## Conjectured theory SO(6) = SO(4) x SO(2) = SU(2) x SU(2) x U(1)

Conjectured electroweak/dark energy/gravity symmetry theory:

SO(6) = SO(4) x SO(2)
= SU(2) x SU(2) x U(1)

If this is true, the Standard Model should be replaced by SU(3) x SO(6). or maybe just SO(6) if SO(6) breaks down two ways, once as shown above, and also as in the old Georgi-Glashow SU(5) grand unified theory (given below), where SO(6) is isomorphic to SU(4) which contains the strong force’s color charge symmetry, SU(3).  (See also Table 10.2 in the introduction to group theory for physicists, linked here.)

Why do we want SO(6)? Answer: Lunsford shows SO(3,3) = SO(6) unifies gravitation and electrodynamics in 6d.

SO(4) = SU(2) x SU(2) is well known as a mathematical isomorphism (see previous post) as is the fact that SO(2) = U(1).

In olden times (circa 1975-84) the media was saturated with the (wrong) prediction of proton decay via the (now long failed) grand unified theory of SU(5) = SO(10). The idea was to break down SU(5) via the SO(10) isomorphism into SO(6) x SO(4), and from there one of the ideas, namely the isomorphism (based on the fact that the left force is left-handed so the Yang-Mills SU(2) model reduces to a simple single element U(1) theory for right-handed spinors): SU(2, Right) = U(1, Hypercharge), may be of use to us for recycling purposes (to produce a better theory):

SU(5)
= SO(10)
= SO(6) x SO(4)
= SU(4) x SU(2, Left) x SU(2, Right)
= SU(3) x SU(2, Left) x U(1)

Well, maybe we don’t need the reduction SU(4) to SU(3), but we do want to consider the symmetry break down of SO(6) because Lunsford found that group useful:

= SO(6)
= SO(4) x SO(2)
= SU(2, Left) x SU(2, Right) x U(1, Dark energy/gravity)
= SU(2, Left) x U(1, Hypercharge) x U(1, Dark energy/gravity)

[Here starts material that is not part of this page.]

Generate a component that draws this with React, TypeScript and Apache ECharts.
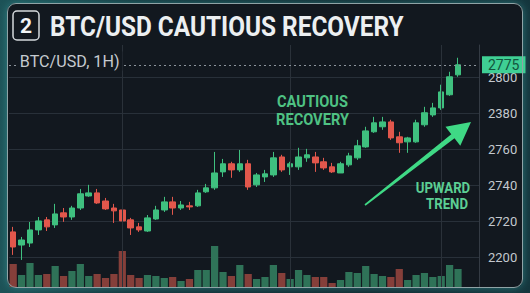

This is pretty neat because it also fits in with Woit’s conjecture that that shows how to obtain the normal electroweak sector charges with their handedness (chiral) features by using a correspondence between the vacuum charge vector and Clifford algebra to represent SO(4) whose U(2) symmetry group subset contains the 2 x 2 = 4 particles in one generation of Standard Model quarks or leptons, together with their correct Standard Model charges; for details see pages 13-17 together with 51 of Woit’s 2002 paper, QFT and Representation Theory.

(It’s abstract but when you think about it, you’re just using a consistent representation theory to select the 4 elements of the U(2) matrix from the 16 of SO(4). Most of the technical trivia in the paper is superfluous to the key example we’re interested in which occurs in the table of page 51. Likewise, when you look compare the elements of the three 2×2 Pauli matrices of SU(2) to the eight 3×3 Gell-Mann matrices of SU(3) you can see that the first three of the SU(3) matrices are analogous to the three SU(2) matrices, give or take a global multiplication factor of i. In other words, you can pictorially see what’s going on if you write out the matrices and circle those which correspond to one another.)